XOR swap in Assembly
I made two versions of the XOR-based swap in Assembly. The first one only loads one of the values in a register, the second loads both before swapping them and writing them back.
void xor_asm_swap(int *a, int *b) {
__asm__ volatile (
"movl (%0), %%eax\n\t"
"xorl (%1), %%eax\n\t"
"xorl %%eax, (%1)\n\t"
"xorl (%1), %%eax\n\t"
"movl %%eax, (%0)"
: "+r" (a), "+r" (b)
: /* No separate inputs */
: "%eax"
);
}
void xor_asm_register_swap(int *a, int *b) {
__asm__ volatile (
"movl (%0), %%eax\n\t"
"movl (%1), %%ecx\n\t"
"xorl %%ecx, %%eax\n\t"
"xorl %%eax, %%ecx\n\t"
"xorl %%ecx, %%eax\n\t"
"movl %%eax, (%0)\n\t"
"movl %%ecx, (%1)"
: "+r" (a), "+r" (b)
: /* No separate inputs */
: "%eax", "%ecx"
);
}
The results
You can view the full compilation results along with the generated assembly code on Godbolt.
On my machine, the timings (in microseconds) vary a bit, but are generally comparable:
std_swap: 127371
xor_swap: 150152
tmp_swap: 125896
xchg_asm_swap: 699355
xor_asm_swap: 130586
xor_asm_register_swap: 124718
You can see that std_swap, tmp_swap, xor_asm_swap, and xor_asm_register_swap are generally very similar in speed - in fact, if I move xor_asm_register_swap to the front, it turns out slightly slower than std_swap. Also note that tmp_swap is exactly the same assembly code as std_swap (although it regularly measures in as a bit faster, probably because of the ordering).
xor_swap implemented in C++ is slightly slower because the compiler generates an additional memory load/store for each of the instructions because of aliasing - as mentioned above, if we modify xor_swap to take int * __restrict a, int * __restrict b instead (meaning that a and b never alias), the compiler generates the same code as for std_swap and tmp_swap.
xchg_swap, despite using the lowest number of instructions, is terribly slow (over four times slower than any of the other options), just because xchg is not a fast operation if it involves a memory access.
Ultimately, you have the choice between using some custom assembly-based version (that is hard to understand and maintain) or just using std::swap (which is pretty much the opposite, and also benefits from any optimizations that the standard library designers can come up with, e.g. using vectorization on larger types).
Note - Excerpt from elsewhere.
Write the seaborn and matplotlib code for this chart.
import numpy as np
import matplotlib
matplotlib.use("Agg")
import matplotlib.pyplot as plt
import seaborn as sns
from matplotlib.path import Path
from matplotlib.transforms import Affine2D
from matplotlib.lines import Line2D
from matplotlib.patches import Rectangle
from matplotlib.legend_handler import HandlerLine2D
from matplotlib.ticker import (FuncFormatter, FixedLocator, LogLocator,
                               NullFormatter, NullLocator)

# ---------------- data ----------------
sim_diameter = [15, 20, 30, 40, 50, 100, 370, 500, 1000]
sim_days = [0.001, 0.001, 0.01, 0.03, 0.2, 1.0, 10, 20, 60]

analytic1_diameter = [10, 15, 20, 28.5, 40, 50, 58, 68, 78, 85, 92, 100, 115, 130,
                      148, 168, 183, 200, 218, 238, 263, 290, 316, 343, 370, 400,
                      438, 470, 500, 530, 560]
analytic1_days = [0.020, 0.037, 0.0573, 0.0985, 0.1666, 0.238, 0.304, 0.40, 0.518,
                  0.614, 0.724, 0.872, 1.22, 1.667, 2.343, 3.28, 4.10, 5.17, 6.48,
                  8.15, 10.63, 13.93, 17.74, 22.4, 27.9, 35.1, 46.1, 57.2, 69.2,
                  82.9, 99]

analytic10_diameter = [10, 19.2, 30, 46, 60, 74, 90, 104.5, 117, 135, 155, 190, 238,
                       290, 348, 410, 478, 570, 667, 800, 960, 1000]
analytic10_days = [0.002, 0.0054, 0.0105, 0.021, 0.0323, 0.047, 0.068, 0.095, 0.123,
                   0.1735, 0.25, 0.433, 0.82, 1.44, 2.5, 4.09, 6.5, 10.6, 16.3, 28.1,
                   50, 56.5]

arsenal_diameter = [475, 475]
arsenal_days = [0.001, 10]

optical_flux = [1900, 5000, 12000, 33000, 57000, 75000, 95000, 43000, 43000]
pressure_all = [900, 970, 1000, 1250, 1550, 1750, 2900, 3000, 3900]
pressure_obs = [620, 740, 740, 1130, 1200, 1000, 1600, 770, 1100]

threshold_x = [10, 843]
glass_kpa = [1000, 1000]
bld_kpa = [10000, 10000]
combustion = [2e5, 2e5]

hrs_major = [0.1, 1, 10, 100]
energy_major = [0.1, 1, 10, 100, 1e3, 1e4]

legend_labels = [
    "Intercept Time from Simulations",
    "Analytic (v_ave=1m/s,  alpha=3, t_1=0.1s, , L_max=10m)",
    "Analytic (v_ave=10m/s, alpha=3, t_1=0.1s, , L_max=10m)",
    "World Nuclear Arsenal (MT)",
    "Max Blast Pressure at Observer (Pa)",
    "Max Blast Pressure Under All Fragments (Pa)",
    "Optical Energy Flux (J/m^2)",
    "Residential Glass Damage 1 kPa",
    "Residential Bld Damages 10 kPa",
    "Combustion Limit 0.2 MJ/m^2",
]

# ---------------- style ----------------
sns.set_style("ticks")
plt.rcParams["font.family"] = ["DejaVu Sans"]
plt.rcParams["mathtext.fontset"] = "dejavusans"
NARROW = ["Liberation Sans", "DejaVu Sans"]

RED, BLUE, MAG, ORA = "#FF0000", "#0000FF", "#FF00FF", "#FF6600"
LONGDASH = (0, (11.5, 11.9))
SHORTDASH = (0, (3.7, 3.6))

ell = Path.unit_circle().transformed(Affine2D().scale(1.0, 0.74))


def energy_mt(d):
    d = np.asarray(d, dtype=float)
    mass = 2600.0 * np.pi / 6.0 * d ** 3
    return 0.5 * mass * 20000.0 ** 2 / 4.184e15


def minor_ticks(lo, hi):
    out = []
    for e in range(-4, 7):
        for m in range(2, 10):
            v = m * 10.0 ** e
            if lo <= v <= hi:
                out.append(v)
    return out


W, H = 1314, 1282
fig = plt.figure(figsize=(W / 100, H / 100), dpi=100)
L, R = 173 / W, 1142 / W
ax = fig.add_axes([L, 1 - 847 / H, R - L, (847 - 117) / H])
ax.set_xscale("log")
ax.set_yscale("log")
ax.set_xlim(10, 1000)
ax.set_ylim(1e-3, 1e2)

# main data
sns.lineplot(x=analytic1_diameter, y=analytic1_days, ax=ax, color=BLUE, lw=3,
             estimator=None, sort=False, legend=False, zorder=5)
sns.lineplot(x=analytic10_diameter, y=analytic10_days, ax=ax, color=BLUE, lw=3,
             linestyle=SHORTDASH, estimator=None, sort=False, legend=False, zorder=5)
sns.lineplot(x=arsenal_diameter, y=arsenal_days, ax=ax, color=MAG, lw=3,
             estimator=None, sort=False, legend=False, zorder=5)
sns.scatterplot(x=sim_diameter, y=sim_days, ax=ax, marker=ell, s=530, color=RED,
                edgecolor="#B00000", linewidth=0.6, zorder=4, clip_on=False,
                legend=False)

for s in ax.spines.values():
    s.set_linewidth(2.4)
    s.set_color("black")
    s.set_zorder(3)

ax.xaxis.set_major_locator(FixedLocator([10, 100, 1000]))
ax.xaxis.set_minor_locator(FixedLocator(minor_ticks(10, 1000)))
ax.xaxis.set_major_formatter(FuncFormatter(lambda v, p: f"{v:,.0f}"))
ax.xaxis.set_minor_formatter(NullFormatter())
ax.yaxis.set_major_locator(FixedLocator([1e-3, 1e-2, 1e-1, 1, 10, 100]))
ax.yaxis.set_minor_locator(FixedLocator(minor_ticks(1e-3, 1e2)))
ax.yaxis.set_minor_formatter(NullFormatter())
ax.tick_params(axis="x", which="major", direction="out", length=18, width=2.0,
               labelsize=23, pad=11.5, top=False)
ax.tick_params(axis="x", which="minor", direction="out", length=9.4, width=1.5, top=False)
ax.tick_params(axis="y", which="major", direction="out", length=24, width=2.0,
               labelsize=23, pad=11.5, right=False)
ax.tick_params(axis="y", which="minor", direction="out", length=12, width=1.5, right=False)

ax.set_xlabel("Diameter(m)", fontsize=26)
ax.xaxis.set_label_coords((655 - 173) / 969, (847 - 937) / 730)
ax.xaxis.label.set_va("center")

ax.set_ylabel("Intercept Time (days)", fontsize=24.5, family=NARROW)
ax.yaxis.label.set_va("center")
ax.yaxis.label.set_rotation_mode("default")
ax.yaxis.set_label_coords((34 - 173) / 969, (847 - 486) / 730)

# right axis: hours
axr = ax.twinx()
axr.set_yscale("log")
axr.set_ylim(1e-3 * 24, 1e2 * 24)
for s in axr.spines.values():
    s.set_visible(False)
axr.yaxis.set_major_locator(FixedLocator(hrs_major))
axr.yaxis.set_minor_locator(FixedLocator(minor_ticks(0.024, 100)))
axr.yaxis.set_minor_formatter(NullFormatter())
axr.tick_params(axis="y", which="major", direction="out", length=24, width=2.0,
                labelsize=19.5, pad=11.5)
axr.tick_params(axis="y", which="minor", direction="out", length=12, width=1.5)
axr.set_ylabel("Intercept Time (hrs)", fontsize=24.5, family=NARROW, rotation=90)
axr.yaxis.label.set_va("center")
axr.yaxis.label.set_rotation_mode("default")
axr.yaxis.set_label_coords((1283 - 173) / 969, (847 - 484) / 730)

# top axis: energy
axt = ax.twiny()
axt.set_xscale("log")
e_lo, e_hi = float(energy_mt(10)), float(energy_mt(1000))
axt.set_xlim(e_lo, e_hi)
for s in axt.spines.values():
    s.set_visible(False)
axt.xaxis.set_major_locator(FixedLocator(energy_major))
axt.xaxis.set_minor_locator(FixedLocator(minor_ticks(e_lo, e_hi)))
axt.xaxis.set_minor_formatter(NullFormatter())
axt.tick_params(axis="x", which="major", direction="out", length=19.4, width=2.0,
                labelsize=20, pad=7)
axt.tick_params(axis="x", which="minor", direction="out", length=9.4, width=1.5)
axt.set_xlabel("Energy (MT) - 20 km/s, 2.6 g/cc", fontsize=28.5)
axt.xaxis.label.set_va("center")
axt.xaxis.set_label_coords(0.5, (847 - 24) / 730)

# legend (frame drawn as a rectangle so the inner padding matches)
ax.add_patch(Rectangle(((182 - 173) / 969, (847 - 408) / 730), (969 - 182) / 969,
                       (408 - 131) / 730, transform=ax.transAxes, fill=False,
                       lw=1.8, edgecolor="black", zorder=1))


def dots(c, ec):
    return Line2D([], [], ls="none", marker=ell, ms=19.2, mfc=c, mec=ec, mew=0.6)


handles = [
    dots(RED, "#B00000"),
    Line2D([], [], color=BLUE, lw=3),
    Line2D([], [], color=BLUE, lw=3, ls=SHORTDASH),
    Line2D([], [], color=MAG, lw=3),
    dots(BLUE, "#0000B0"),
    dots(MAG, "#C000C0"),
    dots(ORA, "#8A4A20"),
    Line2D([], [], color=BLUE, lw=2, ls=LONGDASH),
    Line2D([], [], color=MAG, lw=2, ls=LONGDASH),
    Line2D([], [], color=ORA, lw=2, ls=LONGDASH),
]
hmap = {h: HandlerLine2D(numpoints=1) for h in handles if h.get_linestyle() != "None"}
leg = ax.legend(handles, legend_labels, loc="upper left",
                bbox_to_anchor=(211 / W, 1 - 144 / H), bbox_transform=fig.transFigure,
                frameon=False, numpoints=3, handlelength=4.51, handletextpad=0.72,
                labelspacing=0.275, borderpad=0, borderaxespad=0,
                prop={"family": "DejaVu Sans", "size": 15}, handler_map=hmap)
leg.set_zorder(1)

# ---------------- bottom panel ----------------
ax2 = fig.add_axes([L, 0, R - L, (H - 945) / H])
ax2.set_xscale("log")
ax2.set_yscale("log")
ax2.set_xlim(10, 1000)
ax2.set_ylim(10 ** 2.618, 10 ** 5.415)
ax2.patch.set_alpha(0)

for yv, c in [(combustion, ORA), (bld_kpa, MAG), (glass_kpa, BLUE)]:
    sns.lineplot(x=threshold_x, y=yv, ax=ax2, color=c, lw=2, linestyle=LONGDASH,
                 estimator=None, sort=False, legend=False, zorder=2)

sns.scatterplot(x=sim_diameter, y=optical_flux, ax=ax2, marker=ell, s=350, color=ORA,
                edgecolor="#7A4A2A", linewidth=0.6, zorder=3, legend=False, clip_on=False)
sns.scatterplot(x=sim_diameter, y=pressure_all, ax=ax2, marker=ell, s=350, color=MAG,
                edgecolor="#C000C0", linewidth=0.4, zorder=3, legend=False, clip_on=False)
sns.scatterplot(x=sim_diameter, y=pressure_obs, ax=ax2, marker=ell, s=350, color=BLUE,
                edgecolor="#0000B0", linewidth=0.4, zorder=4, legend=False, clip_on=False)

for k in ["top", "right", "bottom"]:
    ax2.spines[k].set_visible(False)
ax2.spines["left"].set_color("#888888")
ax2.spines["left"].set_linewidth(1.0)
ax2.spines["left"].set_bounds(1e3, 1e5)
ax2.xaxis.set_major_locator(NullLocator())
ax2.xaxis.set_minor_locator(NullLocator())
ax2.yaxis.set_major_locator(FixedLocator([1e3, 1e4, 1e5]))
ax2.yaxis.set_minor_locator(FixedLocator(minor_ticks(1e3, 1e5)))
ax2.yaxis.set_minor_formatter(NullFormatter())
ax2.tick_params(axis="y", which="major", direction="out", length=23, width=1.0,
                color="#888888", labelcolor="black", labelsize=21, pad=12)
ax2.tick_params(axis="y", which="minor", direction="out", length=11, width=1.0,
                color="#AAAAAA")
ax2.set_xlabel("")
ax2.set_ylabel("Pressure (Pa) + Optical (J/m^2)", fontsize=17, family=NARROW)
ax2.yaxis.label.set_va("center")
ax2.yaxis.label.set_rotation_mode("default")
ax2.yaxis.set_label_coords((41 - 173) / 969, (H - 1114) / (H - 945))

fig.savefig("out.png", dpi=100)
Since this is over one hundred million iterations, it should be clear that the potential improvement by using assembly code here is very small - if you improve at all (which is not clear) you'd shave off a couple of microseconds at most.
TL;DR: You shouldn't do that, just use std::swap(a, b)
Appendix: __asm__ volatile
I figured that it may make sense at this point to explain the inline assembly code a bit. __asm__ (in GNU mode, asm is enough) introduces a block of assembly code. The volatile is there to make sure the compiler doesn't optimize it away - it likes to just remove the block otherwise.
There are two forms of __asm__ volatile. One of them also deals with goto labels; I will not address it here. The other form takes up to four arguments, separated with colons (:):
The simplest form (__asm__ volatile ("rdtsc")) just dumps the assembly code, but does not really interact with the C++ code around it. In particular, you need to guess how variables are assigned to registers, which is not exactly good.
Note that the assembly code instructions are separated with "\n", because this assembly code is passed verbatim to the GNU assembler (gas).
The second argument is a list of output operands. You can specify what "type" they have (in particular, =r means "any register operand", and +r means "any register operand, but it is also used as an input"). For example, : "+r" (a), "+r" (b) tells the compiler to replace %0 (references the first of the operands) with the register containing a, and %1 with the register containing b.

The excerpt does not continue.